Thing is, the worst school in Britain are in financial difficulties. The Bursar (Toby Jones) is trying to get this fact to the headmistress’s attention, but she’s not listening. This – coupled with the fact that the Minister for Education, Geoffrey Thwaites (Colin Firth), wants to make his mark by reforming the school into something proper – spells trouble for the juvenile delinquents.
What the girls must do, in order to prevent the school closing down and thereby forcing them to go to real, proper schools (oh the horror!!) is to get lots of money very quickly. Seeing as how they’re already producing moonshine on an industrial scale and even run a phone sex line, crime is second nature to them. They decide to steal a portrait of Scarlett Johansson – i.e. Vermeer’s Girl with a Pearl Earring – from the National Gallery.
Shoutouts: Ben Willbond (Horrible Histories) as a traumatised school inspector, Stephen Fry as himself as a game show host, Lucy Punch as posh Verity Thwaites, Anna Chancellor as Miss Bagstock (the teacher from Cheltenham’s), girl group Girls Aloud, and apparently even Nathaniel Parker manages to cameo as the Chairman of the National Gallery, but I don’t even remember seeing him.
It’s a riot of a film to watch. It beggars belief, certainly, because I think it’s fair to say no real life school could ever be quite like St Trinian’s and get away with it, but that’s the beauty of fiction. The characters are over the top, the pupils are the stuff of nightmares (kudos to the twins, they were brilliant) and the references to Pride & Prejudice had me giggling. For instance, there’s a scene with Colin Firth in a dripping, white shirt, wearing an expression very similar to that of Mr Darcy walking towards Pemberley.

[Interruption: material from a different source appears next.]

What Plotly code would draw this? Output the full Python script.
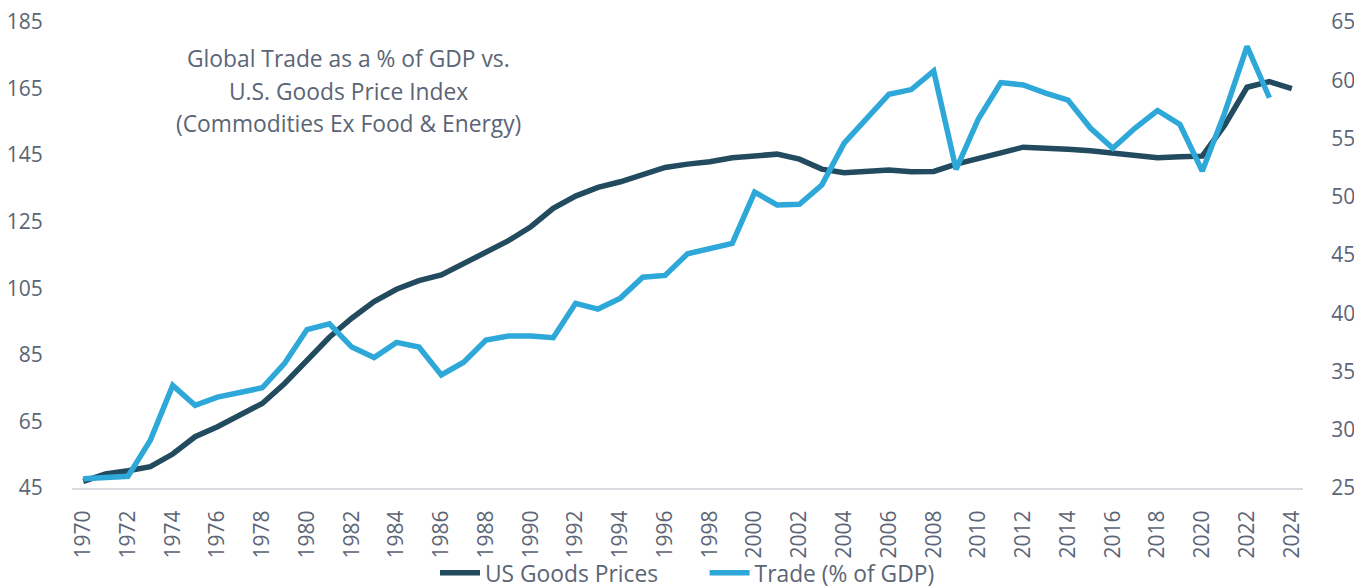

Thing is, it’s also very funny. Colin Firth is great as a comedy actor, he certainly does deadpan very well, and Rupert Everett in drag also draws a smile. It must have been so much fun to shoot this film!
While I wonder why they had to use a wire from one side of an open space to another (wouldn’t it have been easier to just walk around it using the actual walkway thingies???), and not being found out about cheating in a game show and so on, it doesn’t matter. It’s fun, it’s lighthearted and I, for one, am terribly amused. Not laughing my head off, but laughing out loud here and there, and at least sporting an amused smile for the other part. Well done!
4 out of 5 traumatised school inspectors.